Monday, November 29, 2010

November 2010 Crop Mob (Stick and Stone) - Recap & Photos!

 No shade, no shine, 
No butterflies, no bees,

No fruits, no flowers, 
No leaves, no birds - 
November!

-Thomas Hood, "No!"

The Ithaca Crop Mob has come to the end of its first growing season. With the first (and second... and third...) snow having touched ground, and with only three more weeks of the Steamboat Landing Ithaca Farmers Market remaining, farmers are counting down the last days of the season and saying goodbye (or just "see you soon") to their employees and interns. Some farmers are headed to off-farm jobs for the winter in order to make ends meet; others are finishing bringing in root crops for winter markets and CSAs before the ground freezes and the cold sets in. Thanksgiving brought with it a bitter wind that left many only too happy to spend the harvest holiday at the dinner table and fireplace, giving thanks for the bounty of the season. But just a week and a half earlier, the Ithaca Crop Mob was blessed with a final taste of autumn.
 
On this sunny Sunday morning, a large group of mobbers gathered together to celebrate the last Crop Mob of the season by harvesting carrots at Stick and Stone Farm in Ulysses (between Ithaca and Trumansburg). Stick and Stone, a certified organic vegetable operation with cut flowers and free-range chicken eggs, sells its produce at the Ithaca Farmers Market and is a founding member of the Full Plate Farm Collective CSA, providing summer and winter vegetable shares with fellow farms Remembrance Farm in Trumansburg, Starflower Farm in Candor, and the Ithaca Youth Farm project at the former Three Swallows Farm.
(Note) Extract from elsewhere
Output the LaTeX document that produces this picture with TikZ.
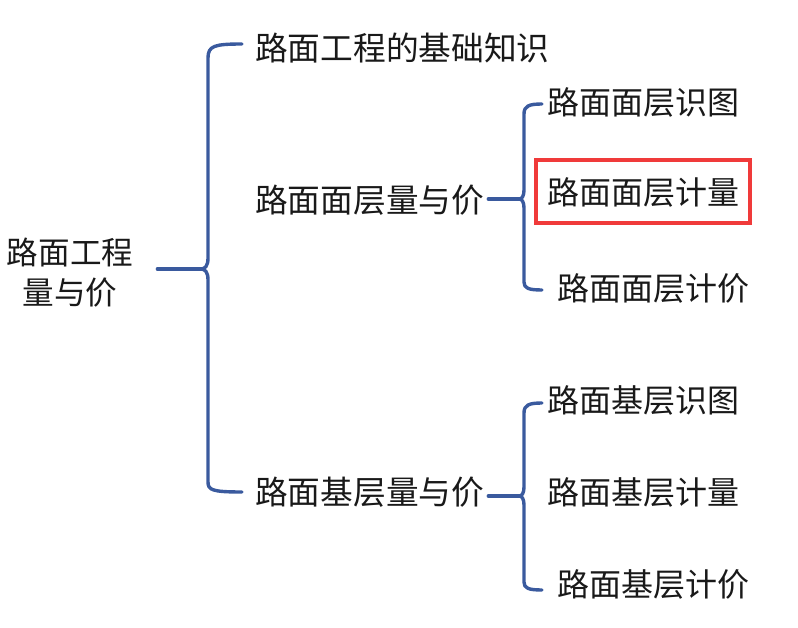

In preparation for Full Plate's winter CSA, farmers Lucy Garrison and Chaw Chang invited the Crop Mob to their land for the great autumn carrot harvest.
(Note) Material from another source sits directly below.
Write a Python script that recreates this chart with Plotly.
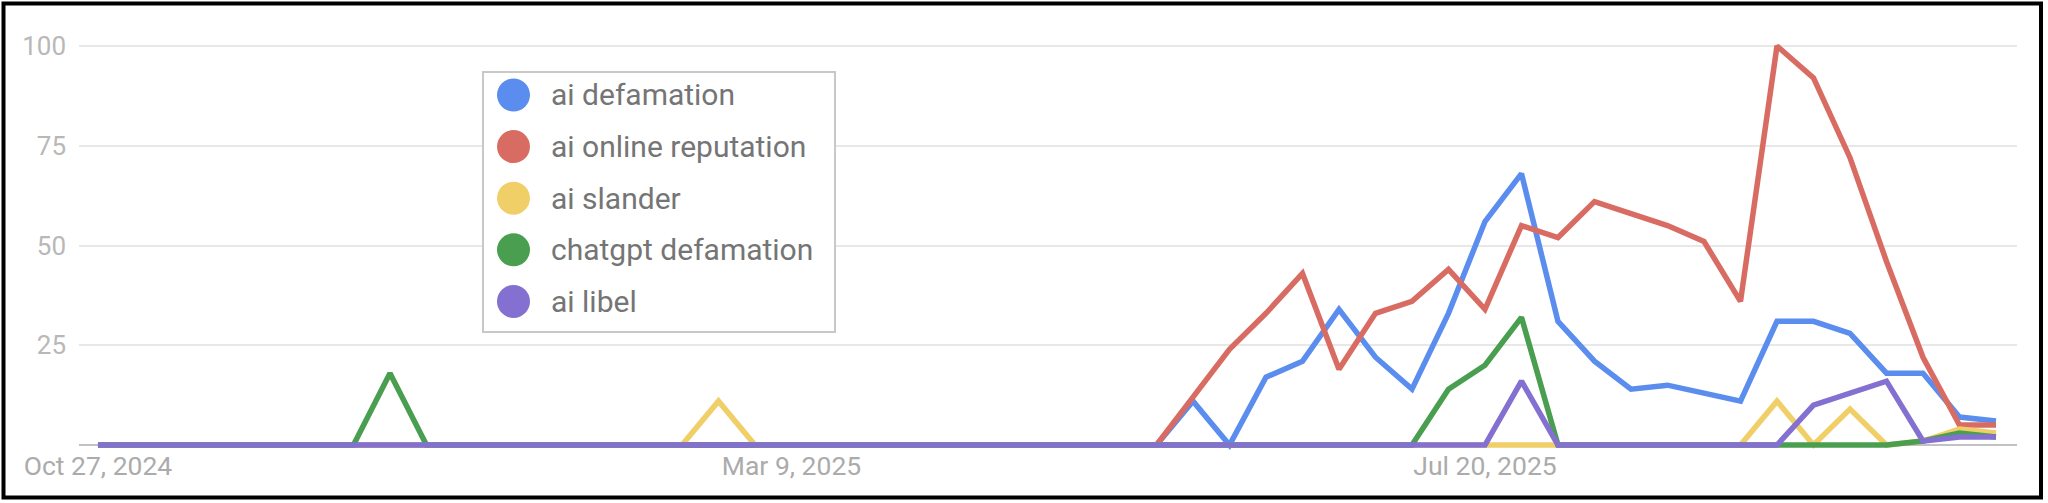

Most root vegetables can be left in the ground for light frosts- in fact, freezing often makes them taste sweeter, as starches are converted to sugars. However, a frozen ground is hard to dig, so root veggies are often pulled in the fall, though some, like parsnips, are left to overwinter until the ground thaws in the spring. To make these carrots easier to pull, Chaw drove over them in a tractor fitted with a bed lifter to "undercut" the bed, loosening the soil around the carrots. We grabbed our plastic bins and got to work, pulling, cleaning, topping, and gathering the carrots in plastic bins. In order for optimum storage, root vegetable greens should be removed, as they sap moisture and vitamins from the root in storage, and dirt roughly brushed from the vegetable, leaving a thin coat of dirt on the outside to prevent water loss and cuts and scrapes that can lead to spoilage.
We dug two varieties of carrots: mostly Bolero, a Nantes type (rounded tip) known for generally doing well in organic operations and for retaining its sugary sweetness in storage, and some Sugarsnax, a hybrid, pointier variety with a exceptional fresh-eating taste and a moderate longevity in storage. When kept in mid-30 degree temperatures and high humidity, these carrots would store for several months.
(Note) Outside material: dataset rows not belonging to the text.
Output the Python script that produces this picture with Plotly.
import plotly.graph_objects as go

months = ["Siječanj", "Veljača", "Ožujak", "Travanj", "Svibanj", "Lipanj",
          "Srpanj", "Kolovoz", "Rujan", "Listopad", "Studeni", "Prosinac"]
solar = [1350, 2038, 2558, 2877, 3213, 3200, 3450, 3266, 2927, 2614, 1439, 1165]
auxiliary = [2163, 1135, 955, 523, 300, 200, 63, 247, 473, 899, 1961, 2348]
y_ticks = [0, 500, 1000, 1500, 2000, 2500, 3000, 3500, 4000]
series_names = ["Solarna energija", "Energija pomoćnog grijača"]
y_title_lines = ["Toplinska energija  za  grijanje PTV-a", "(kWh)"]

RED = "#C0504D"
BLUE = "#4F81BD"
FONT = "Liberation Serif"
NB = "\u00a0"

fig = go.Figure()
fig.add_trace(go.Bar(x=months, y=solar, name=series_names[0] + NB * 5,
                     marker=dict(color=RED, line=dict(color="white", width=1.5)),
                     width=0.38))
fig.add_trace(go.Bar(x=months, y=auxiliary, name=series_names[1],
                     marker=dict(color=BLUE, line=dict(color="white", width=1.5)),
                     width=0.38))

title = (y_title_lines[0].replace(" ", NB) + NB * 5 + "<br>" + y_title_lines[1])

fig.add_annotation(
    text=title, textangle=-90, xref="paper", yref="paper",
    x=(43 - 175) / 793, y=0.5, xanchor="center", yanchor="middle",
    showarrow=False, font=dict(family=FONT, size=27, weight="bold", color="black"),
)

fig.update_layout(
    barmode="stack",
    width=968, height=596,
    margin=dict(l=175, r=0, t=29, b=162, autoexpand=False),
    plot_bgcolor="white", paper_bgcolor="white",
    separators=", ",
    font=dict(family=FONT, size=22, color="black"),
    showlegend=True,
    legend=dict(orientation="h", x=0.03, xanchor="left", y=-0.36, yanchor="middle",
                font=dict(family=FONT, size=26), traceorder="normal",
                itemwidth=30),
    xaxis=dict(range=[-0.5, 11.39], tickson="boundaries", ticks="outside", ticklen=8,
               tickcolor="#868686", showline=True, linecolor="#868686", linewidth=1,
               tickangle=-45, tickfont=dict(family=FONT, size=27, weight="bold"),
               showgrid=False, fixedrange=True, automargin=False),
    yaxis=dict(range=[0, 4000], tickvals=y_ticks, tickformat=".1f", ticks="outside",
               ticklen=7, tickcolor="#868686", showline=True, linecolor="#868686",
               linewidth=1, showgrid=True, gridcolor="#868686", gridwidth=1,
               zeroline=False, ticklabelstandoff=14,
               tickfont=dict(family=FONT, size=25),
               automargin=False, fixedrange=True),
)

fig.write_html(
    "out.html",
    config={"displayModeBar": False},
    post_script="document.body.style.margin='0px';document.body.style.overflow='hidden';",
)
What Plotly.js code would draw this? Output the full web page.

Our young carrot pullers were quite enthusiastic about their harvests!

 
Mobbers figured out for themselves the best way to harvest carrots:

Four hours later, we finished up the last row, meeting together in the middle. How many carrots can about 30 people working at a comfortable pace harvest in four hours? As it turns out, approximately 4000 pounds!

  
After the harvest, Chaw and Lucy were generous enough to offer all of our mobbers an "all-you-can-take" smorgasbord of fresh vegetables, including carrots and beets (reds, bulls-eye Chioggias, and goldens) pulled fresh from the field. They also made us a delectable meal of parsnip soup, bread, local cheese from market, and roasted beets! Yum!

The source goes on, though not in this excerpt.